State corrections chief: Do mentally ill belong in prison?
ST. PAUL, Minn. (AP) — Minnesota’s new corrections commissioner said he plans to draw on his training in social work to address one of the biggest challenges facing prison systems across the country: inmates with mental illness.
Minnesota Department of Corrections commissioner Paul Schnell said the department needs more officers to be trained to handle mental health issues. Schnell also said he also questions whether many of the inmates with mental illness should be in prison at all, Minnesota Public Radio News reported.
“I’ve seen some of the people that we have in our prisons that are really sick, are really decompensated,” he said. “And granted they’ve done, in some cases, really horrific things. But I think to myself: ‘Should these really mentally ill people — these people who are in a really tough situation — should they be in a prison?’”
Schnell has a degree in social work and he spent the first 10 years of his career working in community-based correctional programs. He spent the last 25 years working in law enforcement, including as a police chief in Hastings and Maplewood.
Prison systems across the U.S. have struggled for years with how to manage inmates with mental illness. The U.S. Department of Justice estimates that as many as half of all people held in jails and prisons have mental health issues.
Joe Miller was a corrections officer at the Stillwater state prison for 13 years before quitting after a colleague died in an inmate assault last summer. Miller said guards aren’t trained to deal with mental illness, and that there aren’t enough officers to do the work properly.
He argued that inmates with mental illness should be moved to a separate facility.
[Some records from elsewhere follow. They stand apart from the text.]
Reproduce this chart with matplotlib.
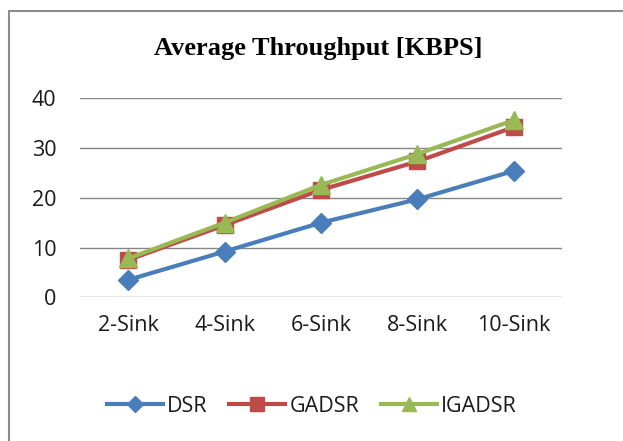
import matplotlib
matplotlib.use("Agg")
import matplotlib.pyplot as plt
from matplotlib.patches import Rectangle

categories = ["2-Sink", "4-Sink", "6-Sink", "8-Sink", "10-Sink"]
dsr = [3.5, 9.2, 15.0, 19.7, 25.4]
gadsr = [7.5, 14.5, 21.6, 27.3, 34.2]
igadsr = [7.8, 15.0, 22.6, 28.8, 35.6]

fig = plt.figure(figsize=(6.23, 4.41), dpi=100)
# chart border, cropped at right and bottom like the reference
fig.patches.append(Rectangle((9 / 623, -0.05), 1.2, 1 - 11 / 441 + 0.05, transform=fig.transFigure,
                             fill=False, edgecolor="#8c8c8c", linewidth=1.5))

ax = fig.add_axes([80 / 623, 1 - 297.3 / 441, 482 / 623, 199 / 441])
x = range(len(categories))
ax.plot(x, dsr, color="#4a7ebb", marker="D", markersize=10, linewidth=3, label="DSR")
ax.plot(x, gadsr, color="#be4b48", marker="s", markersize=12, linewidth=3, label="GADSR")
ax.plot(x, igadsr, color="#98b954", marker="^", markersize=13, linewidth=3, label="IGADSR")

ax.set_xlim(-0.5, 4.5)
ax.set_ylim(0, 40)
ax.set_yticks([0, 10, 20, 30, 40])
ax.set_xticks(list(x))
ax.set_xticklabels(categories)
for s in ax.spines.values():
    s.set_visible(False)
ax.grid(True, axis="y", color="#868686", linewidth=1)
ax.set_axisbelow(True)
ax.tick_params(length=0, labelsize=15.5)
ax.tick_params(axis="y", pad=17)
ax.tick_params(axis="x", pad=13)
for lbl in ax.get_xticklabels() + ax.get_yticklabels():
    lbl.set_fontfamily("Open Sans")
    lbl.set_color("#1a1a1a")

fig.text(318 / 623, 1 - 48 / 441, "Average Throughput [KBPS]", ha="center", va="center",
         fontsize=19, fontweight="bold", family="Liberation Serif")

leg = fig.legend(loc="center", bbox_to_anchor=(312 / 623, 1 - 406 / 441), ncol=3, frameon=False,
                 prop={"family": "Open Sans", "size": 15.5}, handlelength=2.6, columnspacing=1.0,
                 handletextpad=0.2, markerscale=0.8)
for t in leg.get_texts():
    t.set_color("#1a1a1a")

fig.savefig("out.png", dpi=100)
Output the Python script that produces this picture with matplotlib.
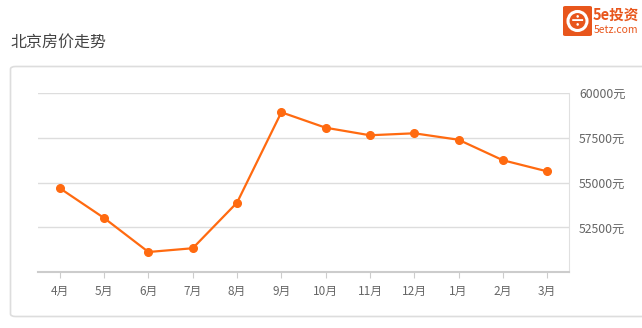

Schnell said that isn’t possible.
Angela Hook, an inmate at the Shakopee prison, said she often sees guards talking to mentally ill inmates in ways that could trigger trauma, and sometimes those inmates are put into solitary confinement.
“The regular officers need to be aware of how to recognize the mental health needs, recognize the triggers, maybe even have some notations in their system on particular inmates,” Hook said.